请修改kubeadm-config.yaml中如下条目的内容

  • advertiseAddress: 192.168.1.60
  • name: master
  • podSubnet: 10.244.0.0/16
  • imageRepository: registry.aliyuncs.com/google_containers
kubeadm config images pull --config=kubeadm-config.yaml

初始化

kubeadm init --config=kubeadm-config.yaml --upload-certs --v=5
mkdir -p $HOME/.kube
sudo cp -i /etc/kubernetes/admin.conf $HOME/.kube/config
sudo chown $(id -u):$(id -g) $HOME/.kube/config

看到下面如下输出代表初始化成功!

Your Kubernetes control-plane has initialized successfully!

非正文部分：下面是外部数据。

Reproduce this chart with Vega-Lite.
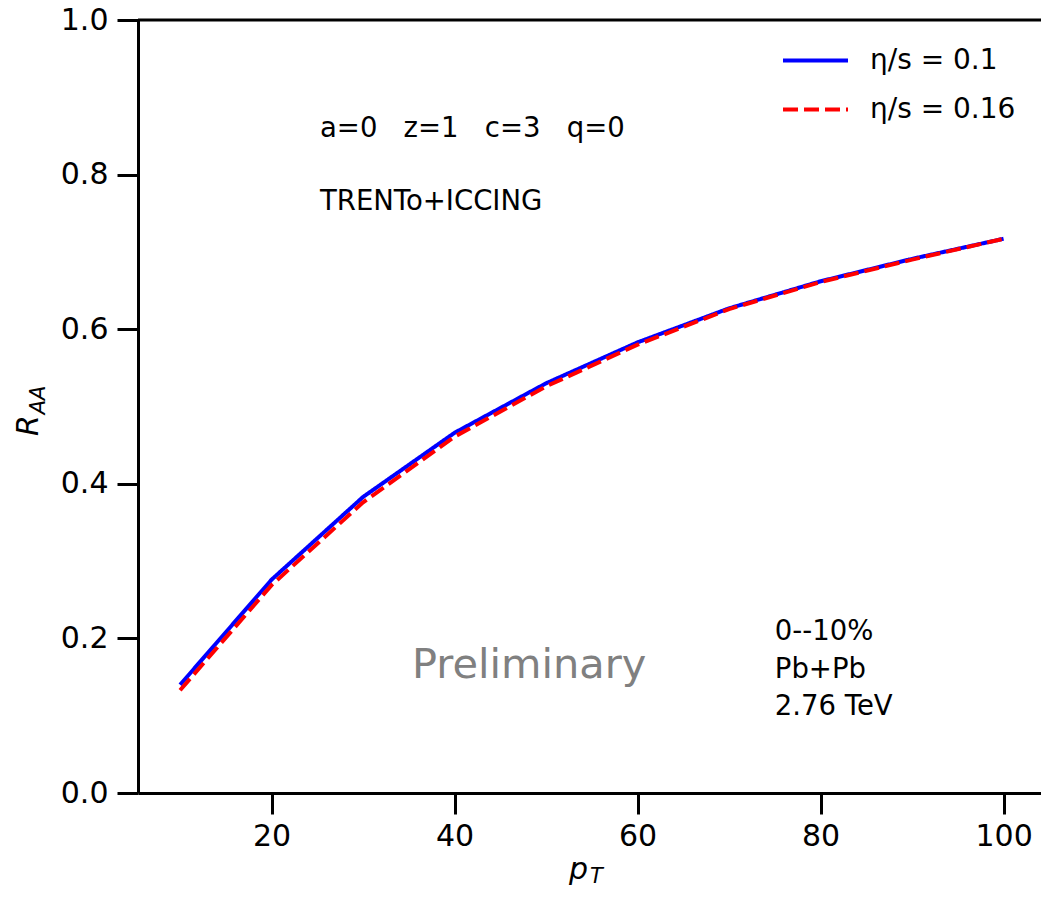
{
  "$schema": "https://vega.github.io/schema/vega-lite/v6.json",
  "width": 903,
  "height": 773,
  "padding": {"left": 138, "top": 20, "right": 0, "bottom": 104},
  "autosize": {"type": "none"},
  "background": "white",
  "config": {
    "view": {"stroke": null},
    "font": "DejaVu Sans",
    "text": {"font": "DejaVu Sans"}
  },
  "layer": [
    {
      "data": {
        "values": [
          {"pT": 10, "RAA": 0.140, "series": "η/s = 0.1"},
          {"pT": 20, "RAA": 0.276, "series": "η/s = 0.1"},
          {"pT": 30, "RAA": 0.383, "series": "η/s = 0.1"},
          {"pT": 40, "RAA": 0.466, "series": "η/s = 0.1"},
          {"pT": 50, "RAA": 0.530, "series": "η/s = 0.1"},
          {"pT": 60, "RAA": 0.583, "series": "η/s = 0.1"},
          {"pT": 70, "RAA": 0.627, "series": "η/s = 0.1"},
          {"pT": 80, "RAA": 0.662, "series": "η/s = 0.1"},
          {"pT": 90, "RAA": 0.691, "series": "η/s = 0.1"},
          {"pT": 100, "RAA": 0.717, "series": "η/s = 0.1"},
          {"pT": 10, "RAA": 0.133, "series": "η/s = 0.16"},
          {"pT": 20, "RAA": 0.269, "series": "η/s = 0.16"},
          {"pT": 30, "RAA": 0.376, "series": "η/s = 0.16"},
          {"pT": 40, "RAA": 0.461, "series": "η/s = 0.16"},
          {"pT": 50, "RAA": 0.526, "series": "η/s = 0.16"},
          {"pT": 60, "RAA": 0.580, "series": "η/s = 0.16"},
          {"pT": 70, "RAA": 0.626, "series": "η/s = 0.16"},
          {"pT": 80, "RAA": 0.661, "series": "η/s = 0.16"},
          {"pT": 90, "RAA": 0.690, "series": "η/s = 0.16"},
          {"pT": 100, "RAA": 0.717, "series": "η/s = 0.16"}
        ]
      },
      "mark": {"type": "line", "strokeWidth": 4},
      "encoding": {
        "x": {
          "field": "pT",
          "type": "quantitative",
          "scale": {"domain": [5.4, 104.09], "nice": false, "zero": false},
          "axis": {
            "title": "p",
            "titleFontStyle": "italic",
            "titleFontWeight": "normal",
            "titleFontSize": 30,
            "titleColor": "black",
            "titleX": 440,
            "titleY": 85,
            "titleAlign": "center",
            "titleBaseline": "alphabetic",
            "values": [20, 40, 60, 80, 100],
            "grid": false,
            "tickSize": 21,
            "tickWidth": 3,
            "tickColor": "black",
            "domainColor": "black",
            "domainWidth": 3,
            "labelFontSize": 30,
            "labelColor": "black",
            "labelPadding": 7,
            "labelFlush": false,
            "labelOverlap": false
          }
        },
        "y": {
          "field": "RAA",
          "type": "quantitative",
          "scale": {"domain": [0, 1], "nice": false},
          "axis": {
            "title": "R",
            "titleFontStyle": "italic",
            "titleFontWeight": "normal",
            "titleFontSize": 30,
            "titleColor": "black",
            "titleAngle": 270,
            "titleX": -101,
            "titleY": 405,
            "titleAlign": "center",
            "titleBaseline": "alphabetic",
            "values": [0, 0.2, 0.4, 0.6, 0.8, 1.0],
            "format": ".1f",
            "grid": false,
            "tickSize": 21,
            "tickWidth": 3,
            "tickColor": "black",
            "domainColor": "black",
            "domainWidth": 3,
            "labelFontSize": 30,
            "labelColor": "black",
            "labelPadding": 9,
            "labelFlush": false,
            "labelOverlap": false
          }
        },
        "color": {
          "field": "series",
          "type": "nominal",
          "scale": {"domain": ["η/s = 0.1", "η/s = 0.16"], "range": ["#0000ff", "#ff0000"]},
          "legend": {
            "title": null,
            "orient": "none",
            "legendX": 643,
            "legendY": 6,
            "padding": 0,
            "symbolType": "stroke",
            "symbolSize": 4225,
            "symbolStrokeWidth": 4,
            "labelFontSize": 28,
            "labelFont": "DejaVu Sans",
            "labelColor": "black",
            "labelOffset": 20,
            "rowPadding": -23
          }
        },
        "strokeDash": {
          "field": "series",
          "type": "nominal",
          "scale": {"domain": ["η/s = 0.1", "η/s = 0.16"], "range": [[1, 0], [15, 6]]},
          "legend": {
            "title": null,
            "orient": "none",
            "legendX": 643,
            "legendY": 6,
            "padding": 0,
            "symbolType": "stroke",
            "symbolSize": 4225,
            "symbolStrokeWidth": 4,
            "labelFontSize": 28,
            "labelFont": "DejaVu Sans",
            "labelColor": "black",
            "labelOffset": 20,
            "rowPadding": -23
          }
        }
      }
    },
    {
      "data": {"values": [{"top": 1.0}]},
      "mark": {"type": "rule", "strokeWidth": 3, "color": "black"},
      "encoding": {"y": {"field": "top", "type": "quantitative"}}
    },
    {
      "data": {
        "values": [
          {"x": 25.29, "y": 0.8486, "label": "a=0 \u00a0 z=1 \u00a0 c=3 \u00a0 q=0"},
          {"x": 25.29, "y": 0.7542, "label": "TRENTo+ICCING"},
          {"x": 75.0, "y": 0.1979, "label": "0--10%"},
          {"x": 75.0, "y": 0.1488, "label": "Pb+Pb"},
          {"x": 75.0, "y": 0.1009, "label": "2.76 TeV"}
        ]
      },
      "mark": {"type": "text", "align": "left", "baseline": "alphabetic", "fontSize": 27.5, "color": "black"},
      "encoding": {
        "x": {"field": "x", "type": "quantitative"},
        "y": {"field": "y", "type": "quantitative"},
        "text": {"field": "label"}
      }
    },
    {
      "data": {"values": [{"x": 35.35, "y": 0.1488, "label": "Preliminary"}]},
      "mark": {"type": "text", "align": "left", "baseline": "alphabetic", "fontSize": 41.5, "color": "#808080"},
      "encoding": {
        "x": {"field": "x", "type": "quantitative"},
        "y": {"field": "y", "type": "quantitative"},
        "text": {"field": "label"}
      }
    },
    {
      "data": {"values": [{"x": -4.764, "y": 0.5084, "label": "AA"}]},
      "mark": {"type": "text", "align": "center", "baseline": "alphabetic", "fontSize": 21, "fontStyle": "italic", "angle": 270, "color": "black"},
      "encoding": {
        "x": {"field": "x", "type": "quantitative"},
        "y": {"field": "y", "type": "quantitative"},
        "text": {"field": "label"}
      }
    },
    {
      "data": {"values": [{"x": 55.5, "y": -0.1164, "label": "T"}]},
      "mark": {"type": "text", "align": "center", "baseline": "alphabetic", "fontSize": 21, "fontStyle": "italic", "color": "black"},
      "encoding": {
        "x": {"field": "x", "type": "quantitative"},
        "y": {"field": "y", "type": "quantitative"},
        "text": {"field": "label"}
      }
    }
  ]
}
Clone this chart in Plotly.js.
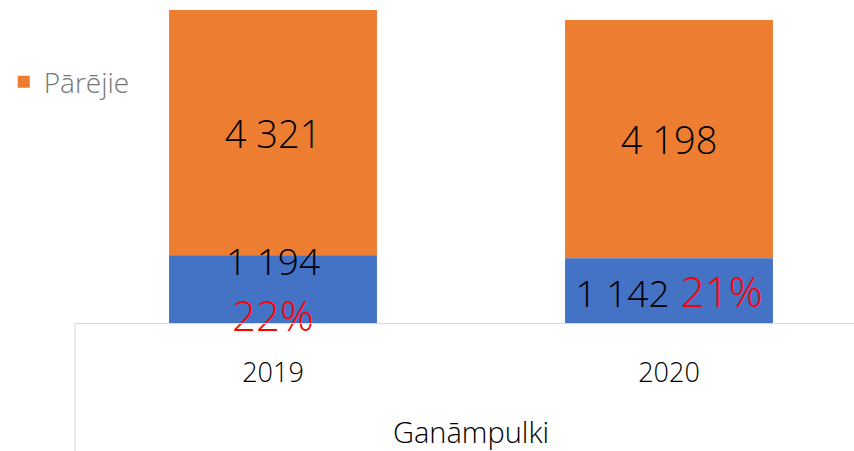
<!DOCTYPE html>
<html>
<head>
<meta charset="utf-8">
<script src="https://cdn.plot.ly/plotly-3.0.1.min.js"></script>
<style>
html,body{margin:0;padding:0;overflow:hidden;background:#fff;}
#chart{width:867px;height:451px;}
</style>
</head>
<body>
<div id="chart"></div>
<script>
var categories = ['2019', '2020'];
var ganampulki = [1194, 1142];
var parejie = [4321, 4198];
var axisTitle = 'Ganāmpulki';
var legendName = 'Pārējie';

function fmt(v){ return String(v).replace(/\B(?=(\d{3})+(?!\d))/g, ' '); }
var pct = ganampulki.map(function(v,i){ return Math.round(100*v/(v+parejie[i])) + '%'; });
var blueText = ganampulki.map(function(v,i){
  var sep = i === 0 ? '<br>' : ' ';
  return '<span style="font-size:37px">' + fmt(v) + '</span>' + sep +
         '<span style="color:#FF0000;font-size:42px">' + pct[i] + '</span>';
});
var orangeText = parejie.map(fmt);

var FONT = 'Open Sans, Noto Sans, sans-serif';

// Orange segment drawn first (stacked on top of the blue one via base),
// so that the blue segment's labels are painted above it.
var traces = [
  {
    type:'bar', x:categories, y:parejie, base:ganampulki, name:legendName,
    marker:{color:'#ED7D31'},
    text:orangeText, textposition:'inside', insidetextanchor:'middle',
    constraintext:'none', textangle:0,
    textfont:{family:FONT, size:38, color:'#000000', weight:300},
    hoverinfo:'skip'
  },
  {
    type:'bar', x:categories, y:ganampulki, name:'Ganāmpulki', showlegend:false,
    marker:{color:'#4472C4'},
    text:blueText, textposition:'inside', insidetextanchor:'middle',
    constraintext:'none', cliponaxis:false, textangle:0,
    textfont:{family:FONT, size:43, color:'#000000', weight:300},
    hoverinfo:'skip'
  }
];

var layout = {
  width:867, height:451,
  margin:{l:75, r:0, t:0, b:128},
  paper_bgcolor:'#ffffff', plot_bgcolor:'#ffffff',
  barmode:'overlay', bargap:0.475,
  font:{family:FONT, color:'#000000'},
  xaxis:{
    type:'category', range:[-0.5,1.5],
    showline:true, linecolor:'#d9d9d9', linewidth:1,
    showgrid:false, zeroline:false, ticks:'',
    tickfont:{family:FONT, size:27, color:'#000000', weight:300},
    ticklabelstandoff:26,
    title:{text:axisTitle, font:{family:FONT, size:29, color:'#000000', weight:300}, standoff:40}
  },
  yaxis:{range:[0,5692], visible:false, showgrid:false, zeroline:false},
  showlegend:true,
  legend:{x:-0.09, xanchor:'left', y:0.746, yanchor:'middle',
    font:{family:FONT, size:28, color:'#767676', weight:300},
    bgcolor:'rgba(0,0,0,0)'},
  shapes:[{type:'line', xref:'paper', yref:'paper', x0:0, x1:0, y0:0, y1:-0.4,
    line:{color:'#d9d9d9', width:1}}]
};

Plotly.newPlot('chart', traces, layout, {displayModeBar:false, staticPlot:true});
</script>
</body>
</html>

To start using your cluster, you need to run the following as a regular user:

mkdir -p $HOME/.kube
sudo cp -i /etc/kubernetes/admin.conf $HOME/.kube/config
sudo chown $(id -u):$(id -g) $HOME/.kube/config

Alternatively, if you are the root user, you can run:

export KUBECONFIG=/etc/kubernetes/admin.conf

You should now deploy a pod network to the cluster.
Run "kubectl apply -f [podnetwork].yaml" with one of the options listed at:
https://kubernetes.io/docs/concepts/cluster-administration/addons/

Then you can join any number of worker nodes by running the following on each as root:

worker节点输入下方代码即可加入集群

kubeadm join 192.168.1.60:6443 --token abcdef.0123456789abcdef --discovery-token-ca-cert-hash sha256:99f6f9bb95fea2f21b8467640faf85b8dd90be9e563f94228c6e8c07624b4472

配置 Calico 网络

请修改calico.yaml的网络部分

# 去掉下面两行代码的注释,记得value与上文的podSubnet一致
# - name: CALICO_IPV4POOL_CIDR
#     value: "10.244.0.0/16"
wget --no-check-certificate  https://raw.gitmirror.com/projectcalico/calico/v3.29.1/manifests/calico.yaml
nano calico.yaml

拉取Calico镜像

# 可以所有节点一起拉取,会节省一点时间
crictl pull docker.io/calico/cni:v3.29.1
crictl pull docker.io/calico/node:v3.29.1
crictl pull docker.io/calico/kube-controllers:v3.29.1

启动Calico

# kubectl delete -f calico.yaml && rm -rf /etc/cni/net.d && systemctl restart kubelet 
kubectl create -f calico.yaml && kubectl get pods -A

完成!